#### [EXERCISE TASK]
Keep pictures out. Copy exactly the lines from the one containing "Reproduce this chart with matplotlib." to the one containing "from matplotlib.lines import Line2D", endpoints included.

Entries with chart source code
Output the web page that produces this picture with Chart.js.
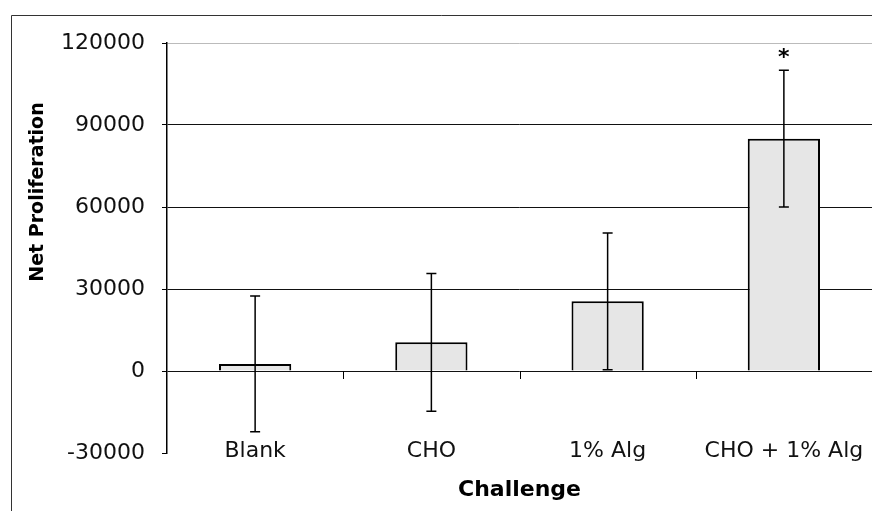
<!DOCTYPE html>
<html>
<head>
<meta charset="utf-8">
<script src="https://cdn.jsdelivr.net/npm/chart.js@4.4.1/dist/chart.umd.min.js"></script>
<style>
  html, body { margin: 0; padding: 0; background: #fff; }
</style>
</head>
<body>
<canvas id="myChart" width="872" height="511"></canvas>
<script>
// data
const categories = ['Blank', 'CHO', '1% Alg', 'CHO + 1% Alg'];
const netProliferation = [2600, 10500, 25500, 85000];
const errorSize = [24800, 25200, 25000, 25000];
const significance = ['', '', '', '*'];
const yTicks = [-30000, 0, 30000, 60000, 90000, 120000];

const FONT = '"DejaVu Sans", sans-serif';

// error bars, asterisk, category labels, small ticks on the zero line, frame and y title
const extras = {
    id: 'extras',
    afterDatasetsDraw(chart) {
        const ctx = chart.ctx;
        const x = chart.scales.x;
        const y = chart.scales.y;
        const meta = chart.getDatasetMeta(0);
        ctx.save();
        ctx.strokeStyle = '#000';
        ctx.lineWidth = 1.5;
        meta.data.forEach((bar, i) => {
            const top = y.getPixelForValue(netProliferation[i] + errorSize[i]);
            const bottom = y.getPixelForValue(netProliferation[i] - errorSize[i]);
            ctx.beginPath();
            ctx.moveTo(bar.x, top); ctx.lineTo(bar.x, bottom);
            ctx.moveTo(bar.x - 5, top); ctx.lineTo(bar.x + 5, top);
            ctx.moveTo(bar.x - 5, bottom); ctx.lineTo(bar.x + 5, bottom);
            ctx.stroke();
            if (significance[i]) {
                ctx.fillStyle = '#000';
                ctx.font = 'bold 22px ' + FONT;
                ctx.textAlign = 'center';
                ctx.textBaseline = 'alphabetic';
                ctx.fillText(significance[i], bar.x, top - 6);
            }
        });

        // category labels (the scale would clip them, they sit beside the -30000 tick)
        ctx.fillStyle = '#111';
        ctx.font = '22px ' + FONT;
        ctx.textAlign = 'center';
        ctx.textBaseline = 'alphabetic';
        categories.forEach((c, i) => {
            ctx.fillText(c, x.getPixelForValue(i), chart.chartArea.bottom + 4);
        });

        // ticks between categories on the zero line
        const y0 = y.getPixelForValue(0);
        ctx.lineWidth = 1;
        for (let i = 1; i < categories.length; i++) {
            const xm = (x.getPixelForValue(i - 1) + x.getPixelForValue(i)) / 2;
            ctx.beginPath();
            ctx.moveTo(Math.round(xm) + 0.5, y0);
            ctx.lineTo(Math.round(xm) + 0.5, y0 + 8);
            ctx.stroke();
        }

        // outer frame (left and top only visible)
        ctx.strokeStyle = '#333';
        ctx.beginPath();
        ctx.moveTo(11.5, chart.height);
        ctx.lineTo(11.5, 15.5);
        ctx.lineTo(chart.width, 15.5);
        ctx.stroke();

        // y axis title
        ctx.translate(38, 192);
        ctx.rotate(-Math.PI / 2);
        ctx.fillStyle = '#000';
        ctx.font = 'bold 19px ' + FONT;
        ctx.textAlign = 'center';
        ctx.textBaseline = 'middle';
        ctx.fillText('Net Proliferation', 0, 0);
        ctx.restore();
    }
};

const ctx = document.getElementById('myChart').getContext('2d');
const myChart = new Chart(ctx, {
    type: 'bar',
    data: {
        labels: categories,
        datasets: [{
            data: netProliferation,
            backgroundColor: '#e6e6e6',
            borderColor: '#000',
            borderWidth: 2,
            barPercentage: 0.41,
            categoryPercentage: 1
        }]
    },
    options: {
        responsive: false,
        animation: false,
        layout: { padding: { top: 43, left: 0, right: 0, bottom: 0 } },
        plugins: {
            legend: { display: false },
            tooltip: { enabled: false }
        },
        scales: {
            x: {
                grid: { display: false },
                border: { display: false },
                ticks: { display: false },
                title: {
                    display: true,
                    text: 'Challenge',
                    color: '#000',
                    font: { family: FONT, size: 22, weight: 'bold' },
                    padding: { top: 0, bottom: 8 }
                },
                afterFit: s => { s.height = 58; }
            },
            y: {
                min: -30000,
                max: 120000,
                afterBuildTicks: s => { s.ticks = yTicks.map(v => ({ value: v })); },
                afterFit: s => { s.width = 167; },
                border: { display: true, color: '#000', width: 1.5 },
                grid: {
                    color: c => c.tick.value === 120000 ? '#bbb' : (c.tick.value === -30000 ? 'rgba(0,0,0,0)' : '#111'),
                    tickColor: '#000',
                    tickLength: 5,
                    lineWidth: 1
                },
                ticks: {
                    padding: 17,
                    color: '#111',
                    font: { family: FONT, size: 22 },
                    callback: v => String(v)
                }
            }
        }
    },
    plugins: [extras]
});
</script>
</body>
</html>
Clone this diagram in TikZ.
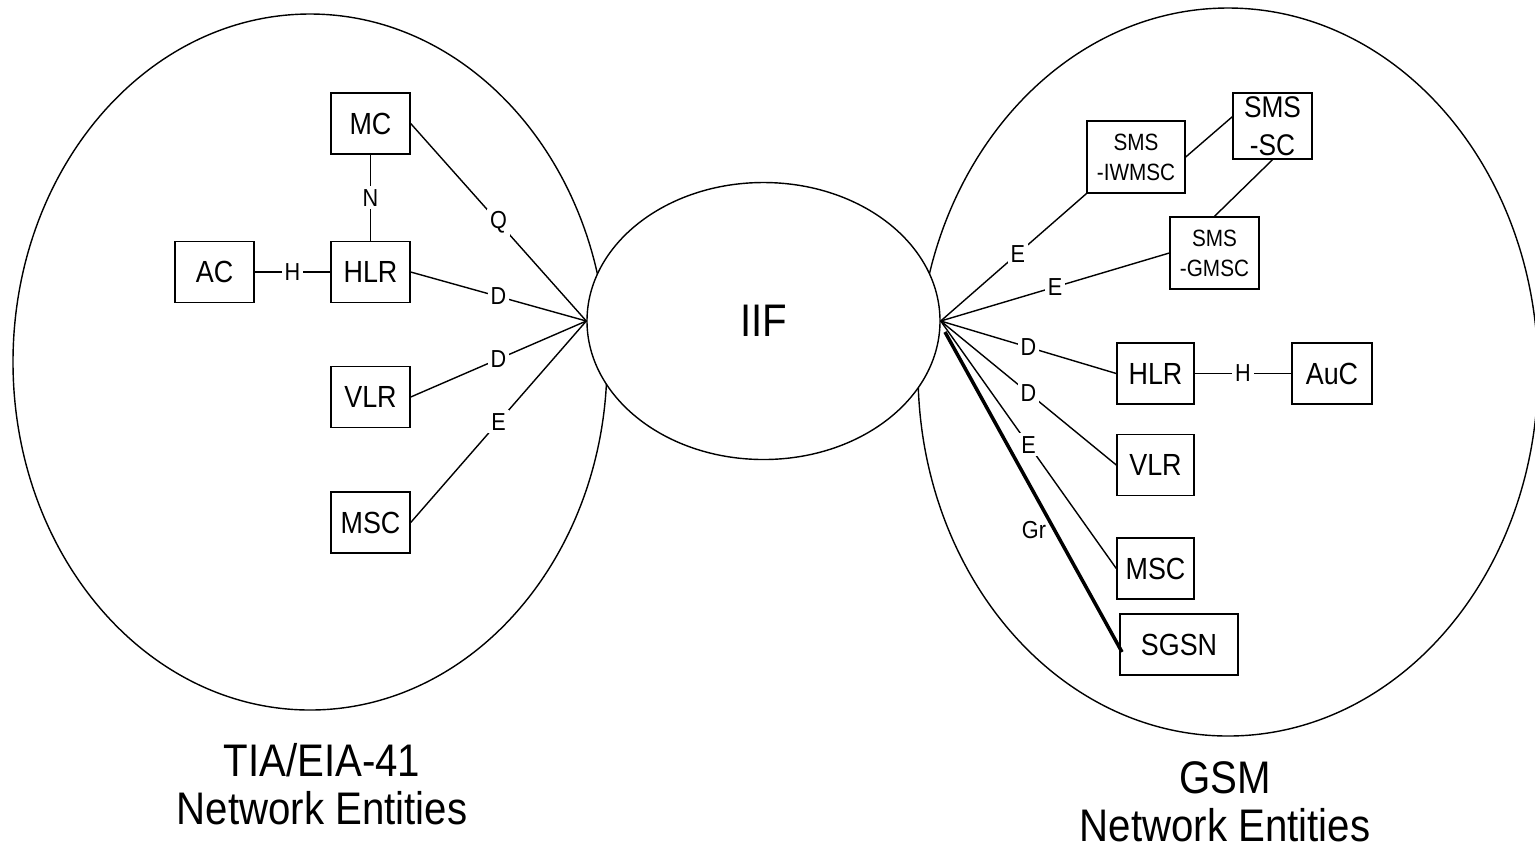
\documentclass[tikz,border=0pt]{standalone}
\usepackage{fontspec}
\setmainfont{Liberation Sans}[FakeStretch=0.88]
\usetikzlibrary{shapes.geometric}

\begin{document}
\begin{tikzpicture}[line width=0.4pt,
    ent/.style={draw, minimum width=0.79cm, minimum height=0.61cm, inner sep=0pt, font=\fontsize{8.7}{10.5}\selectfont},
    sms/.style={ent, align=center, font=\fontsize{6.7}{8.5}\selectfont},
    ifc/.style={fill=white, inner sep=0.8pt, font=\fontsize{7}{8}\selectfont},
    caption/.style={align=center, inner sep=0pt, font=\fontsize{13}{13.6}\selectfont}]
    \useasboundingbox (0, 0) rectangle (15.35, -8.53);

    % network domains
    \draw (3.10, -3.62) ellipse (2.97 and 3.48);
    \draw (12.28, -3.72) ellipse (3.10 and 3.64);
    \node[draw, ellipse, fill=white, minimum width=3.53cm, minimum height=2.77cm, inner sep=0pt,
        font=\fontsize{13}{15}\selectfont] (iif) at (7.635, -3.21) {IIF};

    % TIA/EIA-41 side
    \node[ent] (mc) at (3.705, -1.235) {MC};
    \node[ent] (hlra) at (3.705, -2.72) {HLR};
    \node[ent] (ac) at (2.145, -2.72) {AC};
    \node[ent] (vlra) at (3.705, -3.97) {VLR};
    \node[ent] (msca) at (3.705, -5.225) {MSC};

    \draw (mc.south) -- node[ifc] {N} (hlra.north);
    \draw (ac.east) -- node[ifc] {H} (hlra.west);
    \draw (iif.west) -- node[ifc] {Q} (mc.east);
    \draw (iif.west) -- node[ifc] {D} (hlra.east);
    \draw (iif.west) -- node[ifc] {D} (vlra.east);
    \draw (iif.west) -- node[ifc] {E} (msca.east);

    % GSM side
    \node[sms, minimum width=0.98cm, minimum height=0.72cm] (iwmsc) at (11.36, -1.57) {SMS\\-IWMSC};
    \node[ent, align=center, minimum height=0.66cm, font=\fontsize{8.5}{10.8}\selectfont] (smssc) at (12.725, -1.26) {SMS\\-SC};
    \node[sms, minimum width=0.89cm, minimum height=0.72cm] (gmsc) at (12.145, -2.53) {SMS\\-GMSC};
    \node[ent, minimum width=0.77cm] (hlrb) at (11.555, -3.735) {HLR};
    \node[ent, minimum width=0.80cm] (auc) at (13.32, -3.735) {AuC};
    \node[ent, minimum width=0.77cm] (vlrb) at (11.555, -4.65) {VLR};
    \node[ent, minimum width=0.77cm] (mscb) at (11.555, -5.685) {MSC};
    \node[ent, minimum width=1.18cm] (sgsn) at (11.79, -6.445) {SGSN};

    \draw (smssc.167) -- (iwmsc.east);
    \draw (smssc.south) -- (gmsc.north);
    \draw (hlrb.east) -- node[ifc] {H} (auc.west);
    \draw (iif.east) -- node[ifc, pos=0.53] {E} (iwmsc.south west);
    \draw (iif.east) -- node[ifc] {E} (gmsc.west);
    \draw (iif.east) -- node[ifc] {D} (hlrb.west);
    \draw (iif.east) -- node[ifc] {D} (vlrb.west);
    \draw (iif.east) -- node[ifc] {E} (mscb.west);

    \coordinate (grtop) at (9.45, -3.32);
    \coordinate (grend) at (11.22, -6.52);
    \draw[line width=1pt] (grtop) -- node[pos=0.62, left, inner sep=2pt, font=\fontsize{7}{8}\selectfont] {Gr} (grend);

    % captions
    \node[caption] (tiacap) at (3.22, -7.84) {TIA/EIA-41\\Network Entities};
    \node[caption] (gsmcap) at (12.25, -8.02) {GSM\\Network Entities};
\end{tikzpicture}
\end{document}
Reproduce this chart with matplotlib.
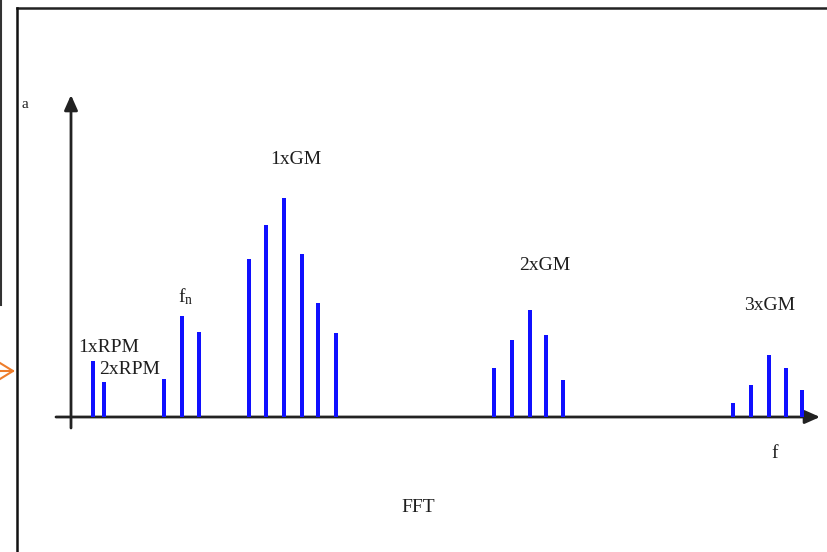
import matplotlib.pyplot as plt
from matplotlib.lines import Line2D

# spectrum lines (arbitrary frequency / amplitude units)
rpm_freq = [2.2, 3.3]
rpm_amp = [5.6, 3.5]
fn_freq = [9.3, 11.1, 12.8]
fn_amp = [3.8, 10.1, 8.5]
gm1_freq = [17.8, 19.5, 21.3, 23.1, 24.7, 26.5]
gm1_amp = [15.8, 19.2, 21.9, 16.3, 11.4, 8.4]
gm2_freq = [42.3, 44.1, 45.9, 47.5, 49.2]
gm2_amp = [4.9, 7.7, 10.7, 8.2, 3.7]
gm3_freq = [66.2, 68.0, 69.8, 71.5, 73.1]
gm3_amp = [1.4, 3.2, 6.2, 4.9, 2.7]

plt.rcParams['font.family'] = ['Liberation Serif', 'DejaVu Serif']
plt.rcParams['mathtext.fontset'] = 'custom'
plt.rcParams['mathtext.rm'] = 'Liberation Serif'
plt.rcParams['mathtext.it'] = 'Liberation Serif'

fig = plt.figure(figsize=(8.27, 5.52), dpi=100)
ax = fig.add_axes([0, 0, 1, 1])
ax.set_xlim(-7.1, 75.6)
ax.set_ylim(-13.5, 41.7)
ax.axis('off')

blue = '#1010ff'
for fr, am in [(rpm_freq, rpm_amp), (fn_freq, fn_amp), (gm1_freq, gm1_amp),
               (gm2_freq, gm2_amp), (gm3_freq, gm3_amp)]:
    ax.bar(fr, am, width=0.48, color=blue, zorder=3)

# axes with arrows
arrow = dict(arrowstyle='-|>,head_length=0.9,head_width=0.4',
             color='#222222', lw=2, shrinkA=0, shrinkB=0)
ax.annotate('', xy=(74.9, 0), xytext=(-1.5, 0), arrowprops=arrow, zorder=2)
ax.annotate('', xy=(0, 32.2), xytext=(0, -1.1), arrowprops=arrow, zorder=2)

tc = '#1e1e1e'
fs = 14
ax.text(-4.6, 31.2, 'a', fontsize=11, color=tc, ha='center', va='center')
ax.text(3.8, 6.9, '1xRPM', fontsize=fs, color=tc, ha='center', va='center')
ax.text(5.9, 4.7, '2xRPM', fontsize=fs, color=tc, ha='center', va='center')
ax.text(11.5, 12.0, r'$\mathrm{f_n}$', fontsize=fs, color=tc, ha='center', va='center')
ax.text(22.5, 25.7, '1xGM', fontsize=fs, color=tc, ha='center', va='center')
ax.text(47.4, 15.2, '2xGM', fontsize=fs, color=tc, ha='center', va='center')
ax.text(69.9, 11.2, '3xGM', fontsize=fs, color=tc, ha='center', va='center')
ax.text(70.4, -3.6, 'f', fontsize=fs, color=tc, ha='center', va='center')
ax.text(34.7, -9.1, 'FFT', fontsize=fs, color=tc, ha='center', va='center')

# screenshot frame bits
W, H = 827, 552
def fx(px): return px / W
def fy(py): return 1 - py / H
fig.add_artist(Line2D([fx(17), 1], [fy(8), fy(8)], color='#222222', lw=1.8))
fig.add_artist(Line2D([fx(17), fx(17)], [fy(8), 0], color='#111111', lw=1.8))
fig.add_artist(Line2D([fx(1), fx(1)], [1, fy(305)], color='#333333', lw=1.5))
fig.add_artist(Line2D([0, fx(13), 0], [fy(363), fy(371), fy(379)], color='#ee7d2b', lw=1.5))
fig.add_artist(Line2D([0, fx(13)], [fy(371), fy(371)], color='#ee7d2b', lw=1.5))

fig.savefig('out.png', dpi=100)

#### [SOLUTION]
Reproduce this chart with matplotlib.
import matplotlib.pyplot as plt
from matplotlib.lines import Line2D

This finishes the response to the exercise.